Kenneth L. Hardin: Sesame Street’s broken road runs through this city too

Published 12:00 am Sunday, July 24, 2022

As a child of the late ’60s and early ’70s I happily sang the Sesame Street tune. I wondered if there was actually a road that would take me to the magical neighborhood. Lately, it seems like that road is a one-way private exclusionary street obviously not open to everyone. Video surfaced recently of a parade at a Sesame Place event where one of the popular characters lovingly interacted with kids until the furry creature approached two visibly excited little Black children. Instead of hugging them as the character had done with others that didn’t look like the two, the kids were ignored as the character walked past without acknowledging them.

The hurt and disappointment in the little faces tore a hole in me that drilled all the way down to the essence of my being because I experienced that level of hate inspired hurt as a child of similar age. Sadly, this was not the only recorded incident involving a Sesame Street character and a child of color. Five additional videos of other characters ignoring little Black children have begun to surface on TMZ and other similar sites. Something smells rotten in the neighborhood.

Instead of taking ownership, the good people on Sesame Clueless Boulevard gave a flimsy explanation in place of owning the racist faux pas. They offered a ridiculous assertion that the character’s insensitive action was unintentional due to their being unable to see things below their sight line. The problem was there was video contradicting that lame excuse as the character reached down and hugged children lighter in complexion.

After the other videos surfaced, Disney fell back on the worn out go-to playbook response of implementing bias and diversity awareness training. You’re only treating symptoms, not the disease. If my extreme eye rolling and derisive side to side head shaking isn’t visible, trust me, it’s there.

I’m well aware that people are weary of me talking about racism. If you’re sick of reading me opine about this societal malady, imagine how exhausted I am of having to endure it. We know racism is as American as baseball and apple pie, but outside of MLK Day in January and for 28 days in February, most people who aren’t impacted by racism don’t want to hear about it. It’s a sad day when Salisbury can out-Mississippi, Mississippi. Let me explain. I had a white former City Councilman say to me several years ago that he agrees with everything I say about racism in this city but he doesn’t like the way I choose to say it. Should I whisper or do sign language to lessen the hurt others feel having to hear it?

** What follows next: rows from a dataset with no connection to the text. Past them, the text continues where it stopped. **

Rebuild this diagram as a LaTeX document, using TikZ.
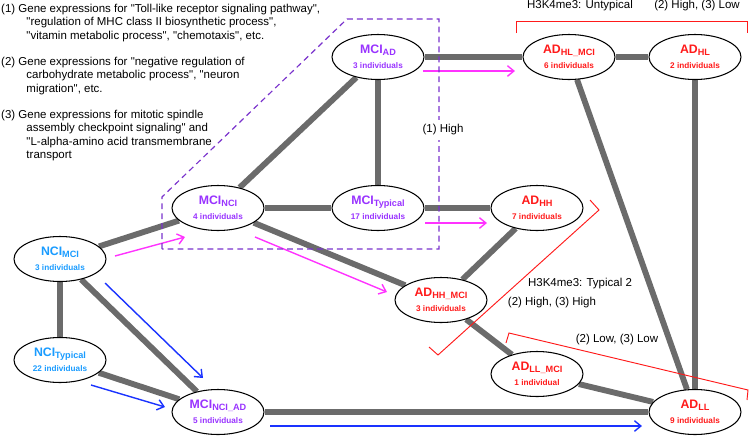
\documentclass[tikz,border=0pt]{standalone}
\usepackage{fontspec}
\setmainfont{Liberation Sans}[Ligatures=TeXOff]
\usetikzlibrary{arrows.meta,shapes.geometric,backgrounds}
\definecolor{ink}{HTML}{000000}
\definecolor{edge}{HTML}{6B6B6B}
\definecolor{mci}{HTML}{9933FF}
\definecolor{nci}{HTML}{1A9CFF}
\definecolor{adc}{HTML}{FF1A1A}
\definecolor{toad}{HTML}{FF33FF}
\definecolor{tomci}{HTML}{1A33FF}
\definecolor{frame}{HTML}{7A33CC}

\newcommand{\grplabel}[3]{{\fontsize{10.5}{12}\selectfont\bfseries #1\raisebox{-.35ex}{\fontsize{7.8}{9}\selectfont #2}}\\[1pt]{\fontsize{7}{8}\selectfont\bfseries #3}}

\begin{document}
\begin{tikzpicture}[
  x=0.03cm, y=-0.03cm,
  grp/.style={ellipse, draw=ink, fill=white, line width=.9pt, inner sep=0pt,
              minimum width=2.76cm, minimum height=1.35cm, align=center, text=#1},
  grp/.default=mci,
  link/.style={draw=edge, line width=5pt},
  ar/.style={-{Straight Barb[length=5.5pt,width=9pt]}, line width=1.2pt},
  arm/.style={ar, draw=toad},
  arb/.style={ar, draw=tomci},
  brk/.style={draw=adc, line width=.8pt},
  frm/.style={draw=frame, line width=1pt, dash pattern=on 5pt off 3.5pt},
  ann/.style={font=\fontsize{9.8}{11.6}\selectfont, inner sep=1pt},
]
\useasboundingbox (0,0) rectangle (750,437);

%% ---------------- gene sets (top left) ----------------
\node[ann, anchor=north west, align=left, inner sep=0pt] (genes) at (1,3.5)
  {(1) Gene expressions for "Toll-like receptor signaling pathway",\\
   \hspace*{2.2em}"regulation of MHC class II biosynthetic process",\\
   \hspace*{2.2em}"vitamin metabolic process", "chemotaxis", etc.\\[10.5pt]
   (2) Gene expressions for "negative regulation of\\
   \hspace*{2.2em}carbohydrate metabolic process", "neuron\\
   \hspace*{2.2em}migration", etc.\\[10.5pt]
   (3) Gene expressions for mitotic spindle\\
   \hspace*{2.2em}assembly checkpoint signaling" and\\
   \hspace*{2.2em}"L-alpha-amino acid transmembrane\\
   \hspace*{2.2em}transport};

%% ---------------- groups ----------------
\node[grp]     (mciAD)  at (378, 57)  {\grplabel{MCI}{AD}{3 individuals}};
\node[grp=adc] (adHLM)  at (569, 57)  {\grplabel{AD}{HL\_MCI}{6 individuals}};
\node[grp=adc] (adHL)   at (695, 57)  {\grplabel{AD}{HL}{2 individuals}};
\node[grp]     (mciNCI) at (218, 208) {\grplabel{MCI}{NCI}{4 individuals}};
\node[grp]     (mciTyp) at (378, 208) {\grplabel{MCI}{Typical}{17 individuals}};
\node[grp=adc] (adHH)   at (537, 208) {\grplabel{AD}{HH}{7 individuals}};
\node[grp=nci] (nciMCI) at (60, 259)  {\grplabel{NCI}{MCI}{3 individuals}};
\node[grp=adc] (adHHM)  at (441, 300) {\grplabel{AD}{HH\_MCI}{3 individuals}};
\node[grp=nci] (nciTyp) at (60, 360)  {\grplabel{NCI}{Typical}{22 individuals}};
\node[grp=adc] (adLLM)  at (537, 374) {\grplabel{AD}{LL\_MCI}{1 individual}};
\node[grp]     (mciNA)  at (218, 412) {\grplabel{MCI}{NCI\_AD}{5 individuals}};
\node[grp=adc] (adLL)   at (695, 412) {\grplabel{AD}{LL}{9 individuals}};

%% ---------------- similarity links ----------------
\begin{scope}[on background layer]
\draw[link] (mciAD) -- (adHLM);
\draw[link] (adHLM) -- (adHL);
\draw[link] (mciAD) -- (mciNCI);
\draw[link] (mciAD) -- (mciTyp);
\draw[link] (mciNCI) -- (mciTyp);
\draw[link] (mciTyp) -- (adHH);
\draw[link] (mciNCI) -- (adHHM);
\draw[link] (nciMCI) -- (mciNCI);
\draw[link] (nciMCI) -- (nciTyp);
\draw[link] (nciMCI) -- (mciNA);
\draw[link] (nciTyp) -- (mciNA);
\draw[link] (mciNA) -- (adLL);
\draw[link] (adHH) -- (adHHM);
\draw[link] (adHHM) -- (adLLM);
\draw[link] (adLLM) -- (adLL);
\draw[link] (adHLM) -- (adLL);
\draw[link] (adHL) -- (adLL);
\end{scope}

%% ---------------- transitions ----------------
\draw[arm] ([shift={(55,-3)}]nciMCI.center) -- ([shift={(-33,29)}]mciNCI.center);
\draw[arm] ([shift={(37,29)}]mciNCI.center) -- ([shift={(-54,-8)}]adHHM.center);
\draw[arm] ([shift={(47,15)}]mciTyp.center) -- ([shift={(-50,15)}]adHH.center);
\draw[arm] ([shift={(45,14)}]mciAD.center)  -- ([shift={(-54,14)}]adHLM.center);
\draw[arb] ([shift={(45,24)}]nciMCI.center) -- ([shift={(-15,-34)}]mciNA.center);
\draw[arb] ([shift={(31,25)}]nciTyp.center) -- ([shift={(-53,-5)}]mciNA.center);
\draw[arb] ([shift={(52,14)}]mciNA.center)  -- ([shift={(-53,14)}]adLL.center);

%% ---------------- MCI frame and H3K4me3 brackets ----------------
\draw[frm] (162,249) -- (162,197) -- (347,19) -- (439,19) -- (439,249) -- cycle;
\node[ann, fill=white, inner ysep=4pt] (high) at (443,130) {(1) High};

\draw[brk] (516,33) -- (516,21) -- (747,21) -- (747,33);
\draw[brk] (590,200) -- (599,210) -- (438,355) -- (429,347);
\draw[brk] (506,343) -- (509,333) -- (748,390) -- (747,400);

\node[ann] (unt) at (580,6)   {H3K4me3: Untypical};
\node[ann] (hl)  at (697,6)   {(2) High, (3) Low};
\node[ann] (ty2) at (580,284) {H3K4me3: Typical 2};
\node[ann] (hh)  at (552,303) {(2) High, (3) High};
\node[ann] (ll)  at (617,340) {(2) Low, (3) Low};

\end{tikzpicture}
\end{document}
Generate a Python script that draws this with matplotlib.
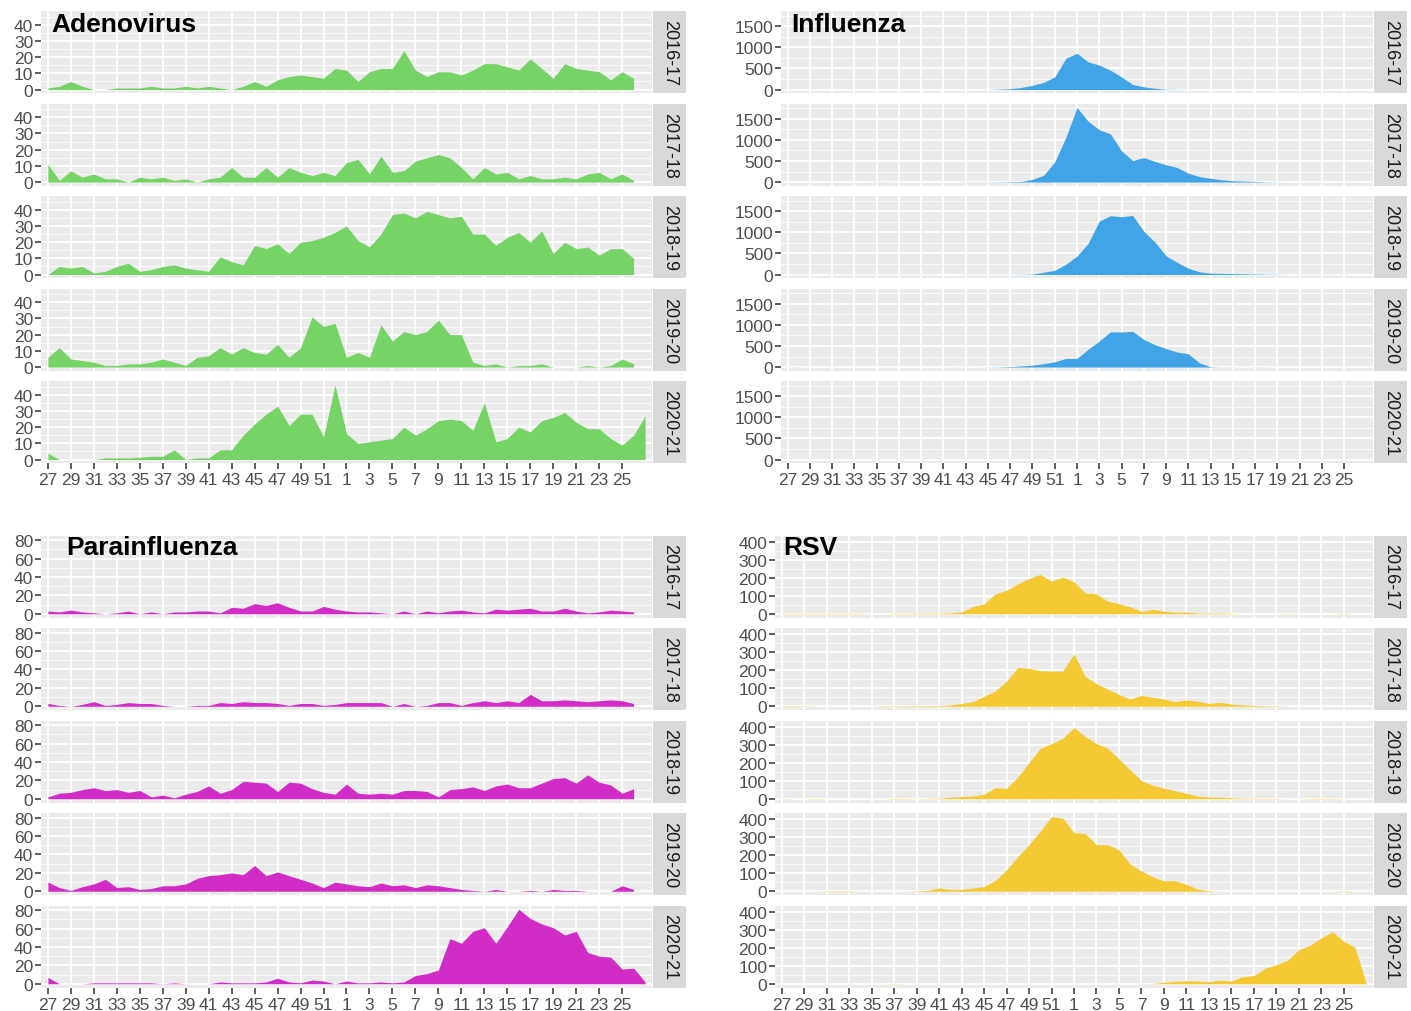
import matplotlib
matplotlib.use('Agg')
import matplotlib.pyplot as plt
import numpy as np

plt.rcParams['font.family'] = ['Liberation Sans', 'DejaVu Sans']

# week order of the season, 27 .. 52, 1 .. 26 (2020-21 has one extra week)
weeks = list(range(27, 53)) + list(range(1, 28))
tick_labels = [str(w) for w in weeks[0:51:2]]
seasons = ['2016-17', '2017-18', '2018-19', '2019-20', '2020-21']

adeno_1617 = [1, 2, 5, 2, 0, 0, 1, 1, 1, 2, 1, 1, 2, 1, 2, 1, 0, 2, 5, 2, 6, 8, 9, 8, 7, 13,
              12, 5, 11, 13, 13, 24, 12, 8, 11, 11, 9, 12, 16, 16, 14, 12, 19, 13, 7, 16, 13, 12, 11, 6, 11, 7]
adeno_1718 = [11, 1, 7, 3, 5, 2, 2, 0, 3, 2, 3, 1, 2, 0, 2, 3, 9, 3, 3, 9, 3, 9, 6, 4, 6, 4,
              12, 14, 5, 16, 6, 7, 13, 15, 17, 15, 9, 2, 9, 5, 6, 2, 4, 2, 2, 3, 2, 5, 6, 2, 5, 1]
adeno_1819 = [0, 5, 4, 5, 1, 2, 5, 7, 2, 3, 5, 6, 4, 3, 2, 11, 8, 6, 18, 16, 19, 13, 20, 21, 23, 26,
              30, 21, 17, 25, 37, 38, 35, 39, 37, 35, 36, 25, 25, 18, 23, 26, 20, 27, 13, 20, 16, 17, 12, 16, 16, 10]
adeno_1920 = [6, 12, 5, 4, 3, 1, 1, 2, 2, 3, 5, 3, 1, 6, 7, 12, 8, 12, 9, 8, 14, 6, 12, 31, 25, 27,
              6, 9, 6, 26, 16, 22, 20, 22, 29, 20, 20, 3, 1, 2, 0, 1, 1, 2, 0, 0, 0, 1, 0, 1, 5, 2]
adeno_2021 = [4, 0, 0, 0, 0, 1, 1, 1, 1.5, 2, 2, 6, 0, 1, 1, 6, 6, 15, 22, 28, 33, 21, 28, 28, 14, 46,
              16, 10, 11, 12, 13, 20, 15, 19, 24, 25, 24, 18, 35, 11, 13, 20, 17, 24, 26, 29, 23, 19, 19, 13, 9, 15, 27]

flu_1617 = [0] * 18 + [2, 10, 20, 50, 100, 170, 300, 740] + \
           [860, 655, 580, 460, 300, 120, 65, 30, 8, 3] + [0] * 16
flu_1718 = [0] * 8 + [3, 3] + [0] * 6 + [3, 3, 3, 5, 10, 16, 64, 160, 480, 1060] + \
           [1765, 1440, 1240, 1140, 740, 510, 580, 490, 410, 345, 210, 130, 90, 55, 32, 24, 16, 5, 2, 0, 0, 2, 0, 0, 0, 2]
flu_1819 = [2, 2, 0, 0] + [2] * 10 + [0, 0] + [2, 2, 2, 2, 3, 5, 10, 55, 100, 245] + \
           [440, 740, 1265, 1395, 1370, 1400, 1025, 770, 445, 290, 150, 65, 35, 28, 22, 18, 12, 8, 5, 0, 2, 2, 2, 2, 2, 0]
flu_1920 = [2, 2] + [0] * 7 + [2] + [0] * 5 + [2, 0, 0, 2, 5, 12, 28, 45, 80, 125, 205] + \
           [205, 420, 615, 835, 830, 845, 655, 530, 440, 355, 315, 100, 8, 2, 2, 0, 2, 2] + [0] * 8
flu_2021 = [0] * 53

para_1617 = [3, 2, 4, 2, 1, 0, 1, 3, 0, 2, 0, 2, 2, 3, 3, 1, 7, 6, 11, 9, 12, 7, 3, 3, 8, 5,
             3, 2, 2, 1, 0, 3, 0, 3, 1, 3, 4, 2, 1, 5, 4, 5, 6, 3, 3, 6, 3, 1, 2, 4, 3, 2]
para_1718 = [3, 1, 0, 2, 5, 1, 2, 4, 3, 3, 1, 0, 0, 1, 1, 4, 3, 5, 4, 4, 3, 1, 3, 3, 1, 2,
             4, 4, 4, 4, 0, 3, 0, 1, 4, 4, 1, 4, 6, 4, 6, 4, 13, 6, 6, 7, 6, 5, 6, 7, 6, 3]
para_1819 = [2, 6, 7, 10, 12, 9, 10, 7, 9, 2, 4, 1, 5, 8, 14, 6, 10, 19, 18, 17, 8, 18, 17, 11, 7, 5,
             16, 6, 5, 6, 5, 9, 9, 8, 2, 10, 11, 13, 9, 14, 16, 12, 12, 17, 22, 23, 17, 26, 18, 15, 6, 11]
para_1920 = [10, 4, 1, 5, 8, 13, 4, 5, 2, 3, 6, 6, 8, 14, 17, 18, 20, 18, 28, 17, 21, 17, 13, 9, 4, 10,
             8, 6, 5, 9, 6, 7, 4, 7, 6, 4, 2, 1, 0, 2, 0, 0, 1, 0, 2, 1, 1, 0, 0, 0, 6, 2]
para_2021 = [7, 0, 0, 0, 1, 1, 1, 1, 1, 1, 0, 1, 0, 0, 0, 2, 1, 1, 1, 2, 6, 2, 1, 4, 3, 0,
             3, 1, 1, 2, 1, 2, 9, 11, 15, 49, 44, 57, 61, 44, 62, 81, 71, 65, 61, 53, 57, 34, 30, 29, 16, 17, 2]

rsv_1617 = [2] * 8 + [0, 0, 2, 2, 3, 3, 3, 5, 10, 40, 55, 110, 130, 165, 195, 218, 180, 203] + \
           [177, 115, 110, 70, 56, 38, 14, 24, 14, 8, 9, 4, 4, 4, 2, 0, 0, 0, 0, 2, 0, 0, 0, 0, 2, 0]
rsv_1718 = [2, 2, 2] + [0] * 6 + [2, 2, 2, 3, 3, 4, 8, 15, 25, 55, 85, 140, 215, 210, 197, 195, 195] + \
           [290, 165, 125, 95, 65, 40, 60, 50, 40, 25, 35, 28, 15, 22, 12, 8, 5, 3, 2] + [0] * 7
rsv_1819 = [2, 0, 0, 2, 0, 0, 0, 0, 0, 0, 2, 2, 0, 2, 3, 8, 12, 15, 25, 62, 58, 120, 200, 280, 305, 335,
            395, 345, 305, 280, 220, 160, 100, 75, 58, 45, 30, 15, 10, 8, 5, 3, 2, 2, 2, 0, 0, 2, 2, 2, 0, 0]
rsv_1920 = [0, 0, 0, 0, 2, 2, 2, 0, 0, 0, 0, 0, 2, 5, 18, 10, 10, 18, 26, 60, 119, 192, 258, 333, 413, 405,
            325, 320, 258, 258, 230, 150, 112, 80, 58, 58, 38, 12, 3] + [0] * 11 + [2, 0]
rsv_2021 = [0] * 10 + [2] + [0] * 15 + \
           [0, 0, 0, 0, 0, 0, 0, 2, 8, 13, 17, 15, 11, 20, 15, 39, 45, 86, 105, 131, 189, 213, 254, 288, 235, 202, 0]

W, H = 1411, 1012
fig = plt.figure(figsize=(W / 100, H / 100), dpi=100)


def px_axes(x0, y0, w, h):
    return fig.add_axes([x0 / W, 1 - (y0 + h) / H, w / W, h / H])


def draw_virus(name, series, color, yticks, yminor, left, right, top, title_xy):
    ymax = max(max(s) for s in series)
    lo, hi = -0.05 * ymax, 1.05 * ymax
    fh, pitch = 82, 92.5
    for i, (season, vals) in enumerate(zip(seasons, series)):
        y0 = top + i * pitch
        ax = px_axes(left, y0, right - left, fh)
        ax.set_facecolor('#EBEBEB')
        x = np.arange(len(vals))
        ax.fill_between(x, 0, vals, color=color, lw=0)
        ax.set_xlim(-0.6, 52.6)
        ax.set_ylim(lo, hi)
        ax.set_yticks(yticks)
        ax.set_yticklabels([str(t) for t in yticks])
        ax.set_yticks(yminor, minor=True)
        ax.set_xticks(np.arange(0, 51, 2))
        ax.grid(True, which='major', color='white', lw=1.3)
        ax.grid(True, which='minor', axis='y', color='white', lw=0.6)
        ax.set_axisbelow(True)
        for sp in ax.spines.values():
            sp.set_visible(False)
        ax.tick_params(axis='y', which='major', length=4, width=1.1, color='#333333',
                       labelsize=12.5, labelcolor='#4D4D4D', pad=1.5)
        ax.tick_params(axis='y', which='minor', length=0)
        if i == len(seasons) - 1:
            ax.set_xticklabels(tick_labels)
            ax.tick_params(axis='x', length=4, width=1.1, color='#333333',
                           labelsize=12.5, labelcolor='#4D4D4D', pad=2.5)
        else:
            ax.tick_params(axis='x', length=0, labelbottom=False)
        # facet strip on the right
        st = px_axes(right + 1, y0, 33, fh)
        st.set_facecolor('#D9D9D9')
        st.set_xticks([])
        st.set_yticks([])
        for sp in st.spines.values():
            sp.set_visible(False)
        st.text(0.5, 0.5, season, rotation=270, ha='center', va='center',
                fontsize=13, color='#1A1A1A', transform=st.transAxes)
    fig.text(title_xy[0] / W, 1 - title_xy[1] / H, name, fontsize=19, fontweight='bold',
             ha='left', va='baseline', color='black')


draw_virus('Adenovirus', [adeno_1617, adeno_1718, adeno_1819, adeno_1920, adeno_2021],
           '#76D366', [0, 10, 20, 30, 40], [5, 15, 25, 35, 45], 41, 652, 12.3, (51, 31.5))
draw_virus('Influenza', [flu_1617, flu_1718, flu_1819, flu_1920, flu_2021],
           '#40A4E6', [0, 500, 1000, 1500], [250, 750, 1250, 1750], 781, 1373, 12.3, (791, 31.5))
draw_virus('Parainfluenza', [para_1617, para_1718, para_1819, para_1920, para_2021],
           '#D12DC6', [0, 20, 40, 60, 80], [10, 30, 50, 70], 41, 652, 536.5, (66, 555))
draw_virus('RSV', [rsv_1617, rsv_1718, rsv_1819, rsv_1920, rsv_2021],
           '#F4C933', [0, 100, 200, 300, 400], [50, 150, 250, 350], 775, 1373, 536.5, (783, 555))

fig.savefig('out.png', dpi=100, facecolor='white')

I’ve also been told I need to learn my place. I received a phone call from a gentleman who introduced himself as part of the “cultural white elite of the city.” He said if I didn’t tone down my rhetoric about racism I would be sorry. Another former City Councilmember told me during my time in the chair, “You need to use better communication tools when you talk to white people. I don’t know why you fight so hard for the Black community; they didn’t vote for you. White people put you in office.”

Well, gosh a mighty ma’am, I’se be so grateful to ya fo’ allowing me to have some dignity. Black lives don’t seem to matter when Black people feel they should but are of paramount importance when there’s a political payoff.

It’s sadly humorous that the city is now promoting its Diversity Department (insert eye roll again) with plans to “review city practices and policies to remove barriers and ensure equitable access for everyone.” Interestingly, from 2015-2017 while on Council, I called out the city for the same thing and said cultural competency was needed. I was branded a “disruption and divisive.”  I’ve been vocal about the pervasive racism and racial divisiveness that exists in this city going back to the early ’90s. Did racism just start here in the last year? It’s nothing more than feel-good rhetoric and heavy analysis of a problem we already know exists but have no genuine solutions in place. If people want to understand why racial healing is so elusive, it’s because Black voices are muted, our pain is not taken seriously, there’s fear of reprisal and skinfolks feel it’s better to suffer in silence. In this country, people of color are still looked upon as inferior, uncivilized and unworthy of basic humanity and decency. America wants our rhythm, just not our blues. When we respectfully ask for Black lives to matter, there’s an ignoble level of ignorance and cowardice that exists on both sides.

Sesame Street is not the only road with a closed for construction sign. Orange barrels exist here too.

Kenneth L. (Kenny) Hardin is a member of the National Association of Black Journalists.